In our previous two posts, we talked about two of the easier ways to determine what wines might be the best choices for pairing with a meal: Regionality, and Weight. This third concept is a little bit more difficult, as it will require some knowledge of the food components and as well as the profile of potential wines. In this post we will be looking at Balance. To be more specific, we'll look at matching or contrasting with the flavor profile of the meal.
To start, let's review the the taste components our tongue can recognize: salt, sweet, bitter, sour, and umami. The first four should be pretty familiar to you, but the fifth one, umami, is a bit foreign to most of us. It has to do with being savory. All five of these sensory components are found in food, and the idea is to find wines that match or contrast with those components. Salt and Umami are not found in the flavor profile of wines, but they are things to take into consideration when pairing a wine.
Let's look at the basic components, and see how the idea of matching and contrasting work for each.
Salt - We sense saltiness on the upper back of our tongue. Since wine doesn't (or at least shouldn't) have a salty component to it (okay, okay, unless it's a Manzanilla Sherry), we're typically not going to be matching flavors. With salty foods, we will be looking for wines that contrast, or counteract the saltiness: sweet, acidic, or sparkling wines. This is why a Sauterne (sweet) works with Roquefort (salty), or Port works with Stilton. This also explains the traditional pairing of Champagne (sparkling; acidic) with oysters (salty). Now back to that Manzanilla Sherry, and its' taste of the sea...try that one with green olives or seafood.
Sweet - We taste sweetness on the tip of our tongue (here's a tip...if you can't determine the difference between sweet or fruity wines - stick just the tip of your tongue in the glass of wine, and see what you taste). With sweet foods, we are looking to match or compare the sweetness. You will always want your wine to be sweeter than the food. Mildly sweet foods work well with mildly sweet wines. When pairing with a dessert, we want to make sure the wine is sweeter than the dessert. If the food is sweeter than the wine, your wine will tend to taste tart and thin. A classic pairing here would be apple pie with Sauterne, or Madiera (Bual or Malmsey)
Sour - With sour, think acidity (lemons, vinegar). We taste acidity on the sides of our tongue, and the amount of mouth watering we experience. We need to match acid with acid, or else your wine will taste flat and dull. Think of how you might add a squeeze of lemon juice to food to intensify flavors...matching with an acidic wine can do the same thing.

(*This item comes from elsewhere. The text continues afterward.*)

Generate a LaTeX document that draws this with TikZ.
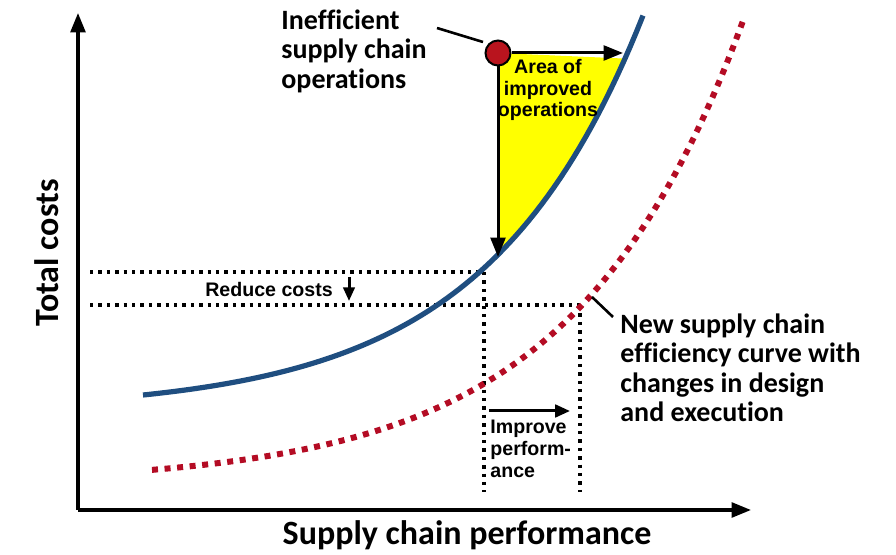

Remember that acid levels are typically higher in white wines than red, and also cooler region wines will be more acidic than warm region wines (having to do with grape ripeness and sugar levels). An example of a classic pairing would be goat cheese or chevre with Sauvignon Blanc, particularly Sancerre (from the cool Loire region).
Bitter -We taste bitterness on the back of our tongue. Bitterness can come from the cooking technique (grilling or barbeque) or from the foods themselves, like walnuts. We can match that bitterness with tannic wines (see note below), or we can contrast that bitterness with fruitiness. This is why Zinfandels work so well. They can have fruitiness to them, or they can be made full bodied and spicy.
Umami- Savory is more of a mouth feel, than a taste. but it can be paired with wines that express certain levels of sweetness.
Tannins - While this is not a taste sensation, it is still something that we experience with wine. When you swirl a wine in your mouth, you will pick up an astringency, or drying affect on your palate and gums. Since tannins are a component of skins and stems of grapes, this is really only noticeable in red wines.